BASE METALS
Copper: Copper prices moved lower overnight though the metal is beginning to find some support amid the supply backdrop. Benchmark three-month copper on the London Metal Exchange fell 0.8% to $13,480. Several major Chinese copper smelters met with government officials overnight ahead of negotiations with global miners over processing fees. Processing/treatment fees have recently hit record lows amid a growing shortage of concentrate worldwide. Spot treatment charges for imported copper concentrate in China have been negative for more than 16 months. China’s major copper smelters agreed last November to cut concentrate-fed supply by more than 10% to counter overcapacity and the low fees, though output in Q1 grew by 9.3% and forward guidance from some leading smelters revealed no signs of a reduction in production.
Copper is also facing some near-term pressure following demand worries over weaker-than-expected data from China on Sunday night. China’s industrial production rose 4.1% YoY in April, down from 5.7% growth in March and below forecasts for 5.9%. The reading marked the slowest growth since July 2023. Still, supply risks persist and are broadly supportive of prices. Chile’s Q1 2026 copper production hit a nine-year low, down 6% year-over-year to just 1.22 million tons; Chile represents 25% of global supply. Production declines were concentrated at the world’s largest mines, suggesting the Grasberg-related problems are not isolated. Meanwhile, continued worries over sulphuric acid shortages affecting copper producers also remains supportive of prices.

Zinc: Zinc gained 0.1% to $3,527. An incident at Nexa Resources Cajamarquilla zinc smelter in Peru has put supply worries back into the picture. The smelter is responsible for producing around 344,400 tons of zinc per year and is the largest in Latin America. Supply worries have been a theme in the market for some time, with the International Lead and Zinc Study Group previously announcing there to be a 19,000 ton deficit this year.
Aluminum: Aluminum was up 1.2% at $3,611. The conflict in the Guld has removed roughly 4% of global aluminum supply, while damage to production facilities has exacerbated further supply worries.
Tin: Tin added 0.5% to $52,850.
Lead: Lead ceded 0.5% to $1,972.
Nickel: Nickel gained 2.3% to $18,990 as supply worries resurfaced over supplies from Indonesia. China’s Tsingshan Group asked smelters at its Weda Bay industrial park to divert power to aluminum production in favor of higher prices and better margins. Indonesia recently suspended nickel mining licenses for several companies after they failed to submit required documentation regarding their 2026 mining plans.
PRECIOUS METALS
Gold: June COMEX contracts are fell 0.8% to $4,520, as markets await the outcome of President Trump’s pause in strikes against Iran, which he announced yesterday afternoon.
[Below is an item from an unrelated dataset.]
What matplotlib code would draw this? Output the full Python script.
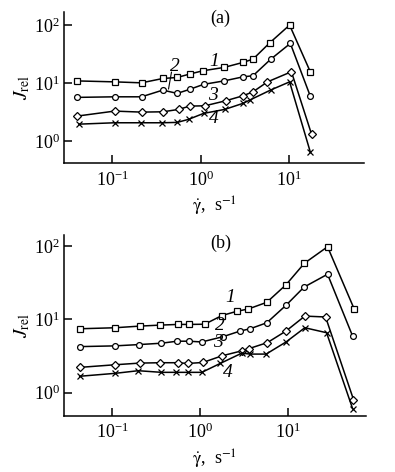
import numpy as np
import matplotlib
matplotlib.use("Agg")
from matplotlib import pyplot as plt

plt.rcParams['font.family'] = ['Liberation Serif', 'DejaVu Serif']
plt.rcParams['mathtext.fontset'] = 'stix'

# (a)
xa1 = [0.040, 0.106, 0.214, 0.373, 0.543, 0.75, 1.06, 1.84, 3.02, 3.93, 6.08, 10.2, 17.5]
ya1 = [10.9, 10.5, 10.1, 12.0, 12.5, 14.3, 16.3, 18.6, 22.7, 25.9, 49.5, 100, 15.7]
xa2 = [0.040, 0.106, 0.214, 0.373, 0.543, 0.75, 1.08, 1.84, 3.02, 3.93, 6.2, 10.4, 17.5]
ya2 = [5.67, 5.8, 5.8, 7.57, 6.64, 7.79, 9.5, 10.9, 12.8, 13.4, 25.6, 48.3, 5.97]
xa3 = [0.040, 0.106, 0.214, 0.373, 0.567, 0.75, 1.12, 1.92, 3.02, 3.93, 5.73, 10.7, 18.1]
ya3 = [2.70, 3.29, 3.16, 3.2, 3.52, 4.01, 4.06, 4.95, 6.04, 7.08, 10.5, 15.7, 1.31]
xa4 = [0.042, 0.106, 0.209, 0.366, 0.543, 0.73, 1.08, 1.88, 3.02, 3.6, 6.2, 10.2, 17.5]
ya4 = [1.96, 2.07, 2.07, 2.07, 2.1, 2.37, 3.0, 3.52, 4.47, 5.09, 7.57, 10.5, 0.65]

# (b)
xb1 = [0.0426, 0.107, 0.205, 0.352, 0.559, 0.75, 1.12, 1.76, 2.6, 3.52, 5.69, 9.42, 15.2, 27.9, 56]
yb1 = [7.46, 7.7, 8.11, 8.37, 8.55, 8.55, 8.6, 11.3, 12.9, 13.9, 17.1, 29.7, 58.2, 97.8, 13.9]
xb2 = [0.0426, 0.107, 0.2, 0.362, 0.545, 0.737, 1.04, 1.81, 2.84, 3.68, 5.69, 9.42, 15.1, 27.9, 53.7]
yb2 = [4.26, 4.36, 4.54, 4.74, 5.05, 5.05, 4.93, 5.82, 6.95, 7.46, 9.0, 15.6, 27.6, 41.3, 5.95]
xb3 = [0.0426, 0.107, 0.205, 0.352, 0.559, 0.716, 1.07, 1.76, 2.96, 3.59, 5.78, 9.42, 15.4, 26.5, 55]
yb3 = [2.22, 2.41, 2.54, 2.57, 2.57, 2.51, 2.59, 3.19, 3.73, 4.01, 4.83, 6.95, 11.1, 10.8, 0.81]
xb4 = [0.0426, 0.107, 0.197, 0.362, 0.53, 0.725, 1.04, 1.68, 2.96, 3.68, 5.6, 9.42, 15.4, 27.2, 53.7]
yb4 = [1.68, 1.84, 2.0, 1.9, 1.9, 1.9, 1.9, 2.51, 3.47, 3.37, 3.37, 4.93, 7.7, 6.59, 0.61]

ticks_x = [0.1, 1, 10]
ticks_y = [1, 10, 100]
markers = ['s', 'o', 'D', 'x']
msizes = [4.2, 4.2, 3.8, 4.6]

fig = plt.figure(figsize=(3.95, 4.72), dpi=100)
axa = fig.add_axes([0.162, 0.654, 0.760, 0.321])
axb = fig.add_axes([0.162, 0.119, 0.764, 0.383])


def draw(ax, xs, ys, xlim, ylim, name):
    for i in range(4):
        ax.plot(xs[i], ys[i], color='black', lw=1.1, marker=markers[i], ms=msizes[i],
                mfc='white', mec='black', mew=0.9)
    ax.set_xscale('log')
    ax.set_yscale('log')
    ax.set_xlim(xlim)
    ax.set_ylim(ylim)
    ax.set_xticks(ticks_x)
    ax.set_yticks(ticks_y)
    ax.minorticks_off()
    ax.tick_params(direction='in', length=6, width=1.1, labelsize=13, pad=5)
    ax.tick_params(axis='y', pad=3)
    for s in ['left', 'bottom']:
        ax.spines[s].set_linewidth(1.1)
    ax.spines['top'].set_visible(False)
    ax.spines['right'].set_visible(False)
    ax.set_ylabel(r'$J_{\rm rel}$', fontsize=14, labelpad=1)
    ax.set_xlabel(r'$\dot{\mathrm{\gamma}}$,  s$^{-1}$', fontsize=13, labelpad=4)
    ax.text(0.52, 0.955, name, transform=ax.transAxes, ha='center', va='center', fontsize=13)


draw(axa, [xa1, xa2, xa3, xa4], [ya1, ya2, ya3, ya4],
     (10 ** -1.548, 10 ** 1.854), (10 ** -0.383, 10 ** 2.229), '(a)')
draw(axb, [xb1, xb2, xb3, xb4], [yb1, yb2, yb3, yb4],
     (10 ** -1.549, 10 ** 1.88), (10 ** -0.314, 10 ** 2.15), '(b)')

lab = dict(fontsize=14, fontstyle='italic', ha='center', va='center')
axa.text(1.41, 23.9, '1', **lab)
axa.text(0.507, 19.6, '2', **lab)
axa.annotate('', xy=(0.433, 7.88), xytext=(0.468, 15.5),
             arrowprops=dict(arrowstyle='-', color='black', lw=0.8, shrinkA=0, shrinkB=0))
axa.text(1.37, 6.21, '3', **lab)
axa.text(1.41, 2.49, '4', **lab)

axb.text(2.19, 19.6, '1', **lab)
axb.text(1.68, 8.3, '2', **lab)
axb.text(1.59, 4.83, '3', **lab)
axb.text(2.06, 1.9, '4', **lab)

fig.savefig('out.png', dpi=100)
Trump explicitly stated the US can hold off only “another day or two”. A resumption of US strikes would spark further oil price gains, extend the inflation shock, and trigger a broad risk-off selloff amid the retaliatory strikes from Iran, while a deal or framework peace agreement would reverse the recent trends across equities, treasuries, metals, and currencies.
Expectations that the Fed will raise rates, materially higher yields, and a stronger dollar are creating a challenging environment for gains in the metal. Spiraling inflation concerns are prompting the aggressive selling rather than the classic flight-to-quality buying one would expect given the geopolitical backdrop. Recent trends have shown that gold is now positively correlated with equity performance. Still, structural support for gold remains intact with central bank purchasing expected to offer underlying support amid lower prices and elevated yields. Several large banks have trimmed their near-term price forecast for gold amid softer investor demand; JP Morgan cut its average price forecast to $5,243 from $5,708.
Silver: Silver futures are nearly 3% lower at $75.16.